Fri
19-Oct-2007


one hundred nails

After Valzer, we saw another Italian film, this time a subtle humorous anti-Christian tale of a young theology professor who looks exactly like Jesus, and the film doesn't try to hide that everyone thinks he looks like Jesus too. It's hard to take away any one message or point the film might have been trying to make, but it seems that the professor decides his life spent poring over religious books is meaningless and in one magnificent act of vandalism he drives nails through a hundred priceless books in the lofty library that he and his colleagues share. The rest of the film is about him as he flees to stay with a small squatter community by a village on the banks of the River Po, who fall in love with him as the police close gradually in.

The film is actually quite funny and light, but shot through with amazing moments of lyrical beauty, where the professor will rise to the occasion and bring forth some biblical or anti-biblical truth about life and authentic experience. There's a great line where he asks the sergeant questioning him: "how many books have you read? ten? in your whole life? when you look back through your life what do you see? when I look back, all I see is books"

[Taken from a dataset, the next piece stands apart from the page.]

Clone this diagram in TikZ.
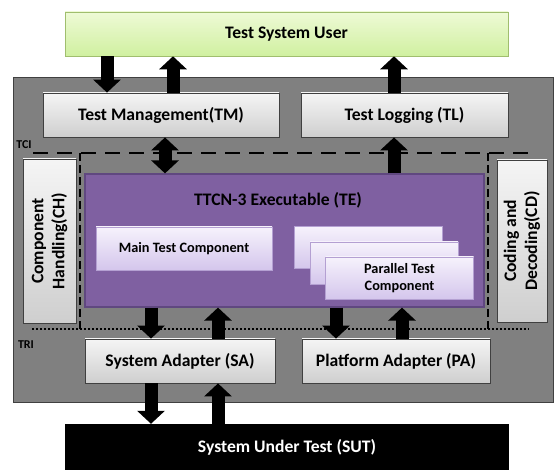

At that moment I think all of us in audience who have read far too many books suddenly had a pang of abject existential fear!


 

valzer

Alex and I met up with Charles and his friend Fabio at BFI Southbank last night to see Valzer, a cool Italian film shot in one take over the course of a day in a hotel.

The central characters are the hotel staff, particularly a maid having an interesting and emotional confrontation with the father of one of her ex-colleagues. The father has been in prison for years and has been exchanging letters with the maid thinking that she was his daughter. The hotel staff are all doing their best to live meaningful lives on low wages, surrounded by a range of extremely rich corrupt guests, from big Italian busty models to football magnates discussing how to rig their games to a sociological expert who lectures the football magnates on how best to manipulate the common people through sport and TV so that their lives become so cold and empty that they will do whatever they are told.

The film is really good at painting a comic but depressing world of bleak corruption that the drama of the humble central characters is played out against. The decision to shoot it all in one take makes for a particularly engrossing feeling of being sucked into one tight evolving story.